MENDOZA / Seguridad: ¡es el Capitalismo, muchachos! / Escribe: Ramón Abalo






En todos los tiempos y en todas las sociedades, hayan sido los niveles culturales que hayan sido, los líderes se empeñan en disciplinar a las multitudes. Hablamos de los que gobiernan y los que son gobernados. Entonces se habla de la gobernabilidad, para lo cual esos líderes, o gobernantes, se afanan en encontrar los elementos jurídicos -y los no tantos- que sostenga medianamente la armonía social. Es una lógica de hierro, pero también una política, las más de las veces, cínica porque los elementos activados responden siempre a intereses contrapuestos a los de las mayorías.



Y para evitar los desbordes, el líder, ya como entidad corporativa, se encarga de institucionalizar el disciplinamiento de esas mayorías, y aparecen las normas.

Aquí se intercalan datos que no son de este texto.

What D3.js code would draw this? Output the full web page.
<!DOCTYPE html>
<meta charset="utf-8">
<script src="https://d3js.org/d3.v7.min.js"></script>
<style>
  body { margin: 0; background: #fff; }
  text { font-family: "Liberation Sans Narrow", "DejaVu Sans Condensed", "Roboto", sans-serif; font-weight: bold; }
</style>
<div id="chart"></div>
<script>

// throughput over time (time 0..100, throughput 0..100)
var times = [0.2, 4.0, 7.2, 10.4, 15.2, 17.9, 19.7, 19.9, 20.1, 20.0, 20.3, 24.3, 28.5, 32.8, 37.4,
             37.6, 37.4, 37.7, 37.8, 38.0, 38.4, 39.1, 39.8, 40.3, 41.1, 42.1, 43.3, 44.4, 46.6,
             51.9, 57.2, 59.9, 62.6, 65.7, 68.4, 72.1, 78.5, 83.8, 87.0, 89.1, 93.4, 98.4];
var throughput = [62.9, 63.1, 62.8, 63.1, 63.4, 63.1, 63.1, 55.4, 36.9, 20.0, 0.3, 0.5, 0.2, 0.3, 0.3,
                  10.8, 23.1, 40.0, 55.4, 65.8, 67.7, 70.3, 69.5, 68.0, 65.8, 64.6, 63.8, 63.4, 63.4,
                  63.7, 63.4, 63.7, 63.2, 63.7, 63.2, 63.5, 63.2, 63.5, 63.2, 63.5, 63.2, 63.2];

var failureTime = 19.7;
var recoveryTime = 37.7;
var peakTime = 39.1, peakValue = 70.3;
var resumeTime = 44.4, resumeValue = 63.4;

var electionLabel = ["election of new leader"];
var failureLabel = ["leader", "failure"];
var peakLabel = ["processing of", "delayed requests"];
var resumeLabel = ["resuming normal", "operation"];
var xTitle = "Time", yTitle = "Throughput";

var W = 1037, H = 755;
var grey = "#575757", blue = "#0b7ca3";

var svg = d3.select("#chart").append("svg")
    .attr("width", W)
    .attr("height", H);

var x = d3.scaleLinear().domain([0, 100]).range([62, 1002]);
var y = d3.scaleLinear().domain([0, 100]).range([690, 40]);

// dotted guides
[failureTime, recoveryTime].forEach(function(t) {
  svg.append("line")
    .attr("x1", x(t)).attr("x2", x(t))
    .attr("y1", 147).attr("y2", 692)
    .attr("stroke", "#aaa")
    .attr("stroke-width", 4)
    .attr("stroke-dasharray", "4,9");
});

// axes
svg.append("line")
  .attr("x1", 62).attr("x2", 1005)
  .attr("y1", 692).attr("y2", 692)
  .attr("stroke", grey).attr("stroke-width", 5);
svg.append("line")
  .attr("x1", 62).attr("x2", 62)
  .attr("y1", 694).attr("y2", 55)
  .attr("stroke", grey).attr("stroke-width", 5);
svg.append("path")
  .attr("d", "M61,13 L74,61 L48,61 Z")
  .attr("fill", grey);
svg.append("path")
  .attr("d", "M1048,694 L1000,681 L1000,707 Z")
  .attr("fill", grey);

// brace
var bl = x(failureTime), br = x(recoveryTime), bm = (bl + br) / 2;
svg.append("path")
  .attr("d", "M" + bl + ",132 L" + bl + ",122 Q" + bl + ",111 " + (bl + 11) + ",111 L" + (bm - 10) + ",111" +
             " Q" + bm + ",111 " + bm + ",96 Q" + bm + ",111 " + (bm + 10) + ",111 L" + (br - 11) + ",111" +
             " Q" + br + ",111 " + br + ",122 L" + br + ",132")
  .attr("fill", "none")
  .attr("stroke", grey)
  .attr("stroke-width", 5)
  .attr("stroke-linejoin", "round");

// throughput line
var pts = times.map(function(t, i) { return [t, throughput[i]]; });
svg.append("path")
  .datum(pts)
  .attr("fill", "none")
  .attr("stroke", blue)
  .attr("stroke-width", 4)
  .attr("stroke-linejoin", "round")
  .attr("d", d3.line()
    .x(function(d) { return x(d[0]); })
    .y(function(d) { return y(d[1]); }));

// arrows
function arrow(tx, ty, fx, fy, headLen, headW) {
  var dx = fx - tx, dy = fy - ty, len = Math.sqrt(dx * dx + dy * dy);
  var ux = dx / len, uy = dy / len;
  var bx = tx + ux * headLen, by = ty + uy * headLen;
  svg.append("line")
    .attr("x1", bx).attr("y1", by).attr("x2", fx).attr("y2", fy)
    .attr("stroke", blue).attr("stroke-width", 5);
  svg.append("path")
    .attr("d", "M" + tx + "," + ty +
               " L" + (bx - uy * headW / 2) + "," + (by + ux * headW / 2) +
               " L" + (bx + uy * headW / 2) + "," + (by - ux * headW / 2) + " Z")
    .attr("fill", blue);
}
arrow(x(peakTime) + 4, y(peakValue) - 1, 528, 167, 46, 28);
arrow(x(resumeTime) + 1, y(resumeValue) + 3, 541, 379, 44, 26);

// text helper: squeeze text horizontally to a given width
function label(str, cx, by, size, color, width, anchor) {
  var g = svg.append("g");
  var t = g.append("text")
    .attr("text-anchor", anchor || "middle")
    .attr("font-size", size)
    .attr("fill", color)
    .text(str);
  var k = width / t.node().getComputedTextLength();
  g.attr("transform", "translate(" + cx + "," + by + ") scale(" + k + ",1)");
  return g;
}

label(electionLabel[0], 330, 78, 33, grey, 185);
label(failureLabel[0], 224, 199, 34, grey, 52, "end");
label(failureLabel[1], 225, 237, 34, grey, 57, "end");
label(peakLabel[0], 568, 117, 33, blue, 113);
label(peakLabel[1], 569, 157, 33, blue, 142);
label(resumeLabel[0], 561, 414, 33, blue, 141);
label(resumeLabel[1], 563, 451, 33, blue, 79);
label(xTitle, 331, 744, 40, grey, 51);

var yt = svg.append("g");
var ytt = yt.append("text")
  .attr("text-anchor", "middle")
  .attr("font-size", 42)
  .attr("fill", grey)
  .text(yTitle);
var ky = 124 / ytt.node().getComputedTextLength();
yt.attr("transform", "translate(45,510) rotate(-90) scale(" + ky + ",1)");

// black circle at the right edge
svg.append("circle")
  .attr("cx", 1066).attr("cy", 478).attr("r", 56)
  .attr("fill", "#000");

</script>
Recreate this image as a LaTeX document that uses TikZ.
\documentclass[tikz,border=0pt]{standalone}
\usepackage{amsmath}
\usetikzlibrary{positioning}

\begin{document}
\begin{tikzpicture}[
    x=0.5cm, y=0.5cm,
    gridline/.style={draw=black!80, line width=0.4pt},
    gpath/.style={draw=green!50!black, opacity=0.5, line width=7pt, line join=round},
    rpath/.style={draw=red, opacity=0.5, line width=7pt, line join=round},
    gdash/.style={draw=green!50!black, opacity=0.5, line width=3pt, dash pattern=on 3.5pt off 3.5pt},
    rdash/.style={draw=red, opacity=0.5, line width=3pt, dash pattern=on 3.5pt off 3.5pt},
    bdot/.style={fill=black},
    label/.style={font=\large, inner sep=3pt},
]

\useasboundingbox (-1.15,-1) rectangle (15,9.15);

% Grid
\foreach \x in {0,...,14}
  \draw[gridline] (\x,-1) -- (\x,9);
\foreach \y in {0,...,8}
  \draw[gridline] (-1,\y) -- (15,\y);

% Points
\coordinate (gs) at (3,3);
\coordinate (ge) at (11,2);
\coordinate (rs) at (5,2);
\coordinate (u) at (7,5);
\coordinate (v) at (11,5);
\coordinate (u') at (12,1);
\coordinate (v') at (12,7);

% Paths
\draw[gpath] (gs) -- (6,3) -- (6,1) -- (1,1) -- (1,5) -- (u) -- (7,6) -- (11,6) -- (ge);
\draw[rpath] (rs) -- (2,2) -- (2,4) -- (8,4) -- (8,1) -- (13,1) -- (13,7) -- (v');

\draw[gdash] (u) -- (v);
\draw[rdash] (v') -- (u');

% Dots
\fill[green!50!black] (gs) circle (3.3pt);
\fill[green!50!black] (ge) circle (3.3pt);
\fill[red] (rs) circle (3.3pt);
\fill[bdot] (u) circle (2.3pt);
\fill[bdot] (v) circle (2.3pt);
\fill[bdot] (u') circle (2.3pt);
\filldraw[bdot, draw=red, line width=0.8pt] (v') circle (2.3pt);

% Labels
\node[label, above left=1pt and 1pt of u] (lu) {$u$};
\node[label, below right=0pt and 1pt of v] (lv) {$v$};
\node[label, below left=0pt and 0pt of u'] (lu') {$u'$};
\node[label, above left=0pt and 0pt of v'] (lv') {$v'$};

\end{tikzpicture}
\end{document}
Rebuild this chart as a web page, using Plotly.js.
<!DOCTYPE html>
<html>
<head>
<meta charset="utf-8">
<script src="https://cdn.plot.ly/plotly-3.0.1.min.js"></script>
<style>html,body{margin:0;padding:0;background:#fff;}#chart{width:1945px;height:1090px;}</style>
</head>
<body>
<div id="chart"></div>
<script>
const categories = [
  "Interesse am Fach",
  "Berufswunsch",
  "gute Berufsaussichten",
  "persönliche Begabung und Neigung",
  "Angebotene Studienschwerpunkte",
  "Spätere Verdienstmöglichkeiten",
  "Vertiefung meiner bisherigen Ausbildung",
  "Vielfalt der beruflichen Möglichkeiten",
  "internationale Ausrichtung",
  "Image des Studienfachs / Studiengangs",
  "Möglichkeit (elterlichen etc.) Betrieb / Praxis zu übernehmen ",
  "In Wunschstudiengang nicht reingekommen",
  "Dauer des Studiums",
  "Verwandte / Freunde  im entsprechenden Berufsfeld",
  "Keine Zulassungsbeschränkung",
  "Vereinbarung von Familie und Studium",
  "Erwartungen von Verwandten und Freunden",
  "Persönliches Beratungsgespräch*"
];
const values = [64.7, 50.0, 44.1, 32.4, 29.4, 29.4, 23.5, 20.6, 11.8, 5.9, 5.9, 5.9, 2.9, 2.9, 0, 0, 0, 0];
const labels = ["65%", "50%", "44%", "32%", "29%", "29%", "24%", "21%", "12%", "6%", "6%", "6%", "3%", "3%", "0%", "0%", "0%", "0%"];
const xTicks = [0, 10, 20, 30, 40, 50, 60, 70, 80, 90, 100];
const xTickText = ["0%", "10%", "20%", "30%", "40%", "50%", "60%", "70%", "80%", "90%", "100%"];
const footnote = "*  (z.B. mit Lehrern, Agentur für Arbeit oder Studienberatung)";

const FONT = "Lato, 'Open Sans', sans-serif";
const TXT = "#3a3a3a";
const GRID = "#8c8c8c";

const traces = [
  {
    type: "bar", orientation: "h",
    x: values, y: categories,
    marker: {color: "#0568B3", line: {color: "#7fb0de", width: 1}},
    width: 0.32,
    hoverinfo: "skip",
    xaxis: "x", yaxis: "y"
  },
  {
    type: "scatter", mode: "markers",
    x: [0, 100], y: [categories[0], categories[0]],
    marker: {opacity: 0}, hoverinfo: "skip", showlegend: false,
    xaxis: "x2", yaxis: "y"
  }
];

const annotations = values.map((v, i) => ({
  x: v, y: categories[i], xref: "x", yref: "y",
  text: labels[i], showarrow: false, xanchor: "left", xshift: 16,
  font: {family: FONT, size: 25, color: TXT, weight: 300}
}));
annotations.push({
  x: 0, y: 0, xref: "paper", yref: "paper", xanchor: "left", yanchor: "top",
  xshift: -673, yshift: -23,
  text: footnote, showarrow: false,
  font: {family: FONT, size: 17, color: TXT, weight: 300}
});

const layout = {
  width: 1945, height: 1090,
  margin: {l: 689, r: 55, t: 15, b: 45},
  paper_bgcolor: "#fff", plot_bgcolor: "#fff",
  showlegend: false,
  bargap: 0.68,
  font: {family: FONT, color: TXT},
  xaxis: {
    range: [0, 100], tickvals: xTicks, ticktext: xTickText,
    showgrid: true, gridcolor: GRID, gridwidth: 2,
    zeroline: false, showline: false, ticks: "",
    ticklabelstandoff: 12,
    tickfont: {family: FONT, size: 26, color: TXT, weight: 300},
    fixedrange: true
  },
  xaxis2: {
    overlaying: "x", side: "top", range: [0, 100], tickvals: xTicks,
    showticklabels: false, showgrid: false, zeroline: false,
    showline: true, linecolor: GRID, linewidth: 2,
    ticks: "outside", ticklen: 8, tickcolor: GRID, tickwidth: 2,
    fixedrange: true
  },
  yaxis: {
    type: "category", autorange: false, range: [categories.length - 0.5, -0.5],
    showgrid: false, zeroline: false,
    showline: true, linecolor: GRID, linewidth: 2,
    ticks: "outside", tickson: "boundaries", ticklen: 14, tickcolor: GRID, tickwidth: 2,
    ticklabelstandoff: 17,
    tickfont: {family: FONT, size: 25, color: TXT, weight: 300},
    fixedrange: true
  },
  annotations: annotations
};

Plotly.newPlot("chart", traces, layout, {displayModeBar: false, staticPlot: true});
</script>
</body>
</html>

Claro, la cuestión, fue miles de años antes de Cristo, desde la época de las cavernas, que su buscaron, se encontraron y se impusieron las normas adecuadas, pero siempre mediante la coacción moral y material, la fuerza y la violencia.

La institucionalización de la fuerza tuvo en Moisés, un avanzado. Era profeta y legislador de Israel, que lideró a los judíos de Egipto allá por los 1230/50 a.C. Entonces se retiró a meditar al Monte Sinaí, donde habría recibido un mensaje divino que le ordenaba liberar a los judíos de la opresión egipcia. Consiguió unificar a varios clanes hebreos y empezar con ellos un largo viaje hasta lograr la "tierra prometida". Milenios después, su esfuerzo primero para el logro de esa tierra, dio sus frutos pero con el ímpetu moderno de las guerras imperiales. Pero esta es otra historia. La cuestión es que aquel Moisés también recibió de Dios, una tabla que serían los diez mandamientos, un duro decálogo de obligaciones sobre el individuo y sobre el conjunto del clan, con un halo de orden moral y religioso: Amarás y respetarás a Dios por encima de todo - No matarás - No robarás - No deseará la mujer de tu prójimo - Amarás a tu prójimo como a tí mismo - etc., etc.

No se necesita ser muy avispado en la cuestión para cotejar aquel decálogo con el espíritu de las normas, leyes y constituciones de un Estado de derecho, para corroborar que puntualmente cada uno de esos mandamientos impregnan el espíritu del conjunto de todas las normas que rigen el orden de cualquier sociedad actual. Mandamientos y coerción, con la que aquellos líderes que no contaban con las herramientas represivas, como las actuales: policía, ejército, leyes, jueces, les permitían un disciplinamiento indispensable para ordenar la comunidad. Y por eso un Dios todopoderoso, dueño y señor de almas y haciendas. De lo que concluimos es que todos los poderes tienen basamento determinante en la represión. En qué espacio histórico ese ser humano, esas primitivas sociedades tomaron conciencia de un valor inherente a su más íntima condición humana: la libertad? Tal vez mucho antes de ser proclamada por las revoluciones yanqui y francesa. Hasta entonces, la capacidad del individuo de poder obrar según su propia voluntad -la libertad- era privilegio solamente de los poderosos. Al parecer el hombre/la mujer, nacen libre, pero para el 90 por ciento de los que nacen, la libertad se va transformando en una abstracción, porque esa mayoría universal comienza sus vivencias envuelto en pañales de arpillera, en cunas de barro, y en habitación a la intemperie. Y aparece en la conciencia colectiva de esa muchedumbre otro valor que le es también propio, pero no como privilegio: la rebeldía, consecuencia de los mazazos que le depara su destino de carencias y frustraciones.



Ser sujeto de la libertad, la que le es negada, motoriza las rebeldías, las que puestas en acción, provoca las respuestas del poder. Rebeldía y poder son contradicciones antagónicas y que se dirimen en los más disímiles campos de batalla. Acotando estas especulaciones ontológicas, nos ubicamos en el día a día de hoy, en que esas contradicciones dejan en el camino víctimas de uno y otro lado, siendo el caballito de batalla, hoy aquí, en Mendoza, la seguridad-inseguridad. En la rebeldía dos clases de actores: delicuentes o revolucionarios. O, mejor, en conjunto, los indignados. En un reciente noticiero televisivo, en la marcha de los indignados europeos se leía en una pancarta esta leyenda: "¡No es la crisis, es el capitalismo!!!".